Sen. Letty Moss-Salentijn, chair of education, said her committee had read the external review of the libraries now known as the Frye report, as well as other relevant documents, and had met with Elaine Sloan, vice president for information services and University librarian, to discuss the action plan that had been released on Nov. 24.
She said that libraries and information systems were at the core of the University's research and teaching missions, and therefore understandably stirred strong feelings, but the committee's goal was rational discussion. She expressed support for the action plan, and called on the administration to give it the highest priority.
She also stated the committee's most serious concerns about the librariesstaffing levels, shelving, library hours and modem access to the internet.
Sen. William Harris, chairman of the Libraries committee, expressed qualified optimism about recent efforts, including the first meeting of a special provostial committee earlier that day. He said the Senate committee would be preparing a response to the action plan. To give an idea of the scale of the budget increases that might be needed, he said Columbia would have to increase its current annual allotment to its libraries by $17 million to match the fraction of total annual operating budget that Yale devotes to its libraries. Harris stressed that he was not questioning the commitment of any administrator to solving the problems of the libraries, which he said were long-term problems, requiring long-term solutions.
Sen. Jeremy Waldron (tenured, Law), speaker for the Libraries Committee, said the main challenge with the 75-page document was grasping its relationship to the sense of crisis that elicited it.

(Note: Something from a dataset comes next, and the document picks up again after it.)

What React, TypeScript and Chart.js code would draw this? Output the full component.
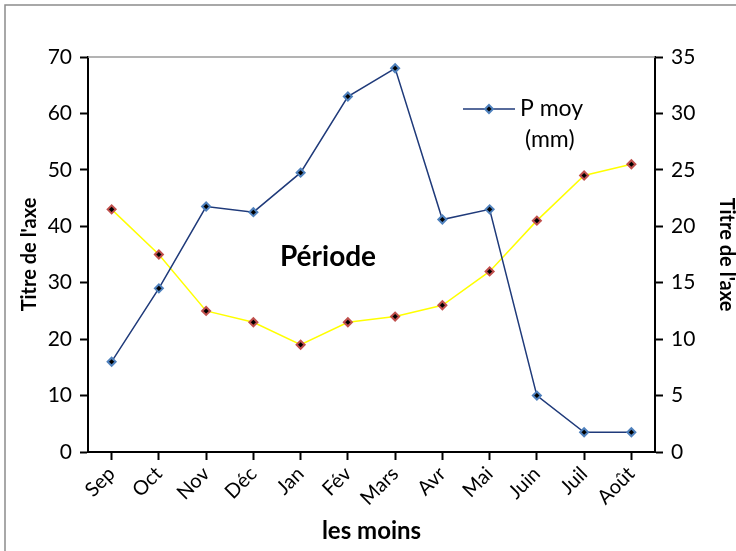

He said that the order of its priorities was not entirely clear, and that its proposals needed to be related point by point with the 13 recommendations of the Frye report. He pointed out that at least five of those recommendations were not addressed at all, and suggested that there should at least be an explanation for such decisions.
Waldron expressed confidence that attention to the action plan in several Senate forums could help to accomplish the needed refinements.
President George Rupp said that large increases in the budget of the libraries would require difficult decisions about priorities, and major adjustments elsewhere in the University budget.
Eben Moglen, chairman of faculty affairs, said the action plan was a major step forward, but criticized its response to the problems of off-site storage, reference desk staffing and the need to merge data and voice communications. He also questioned the fiscal wisdom of other University projects, including Biosphere 2 and the cafe in the lobby of Dodge Hall.
Moglen stressed that the Senate, in weighing solutions to the problems of the libraries, would have to focus on large issues of resource allocation during the spring term.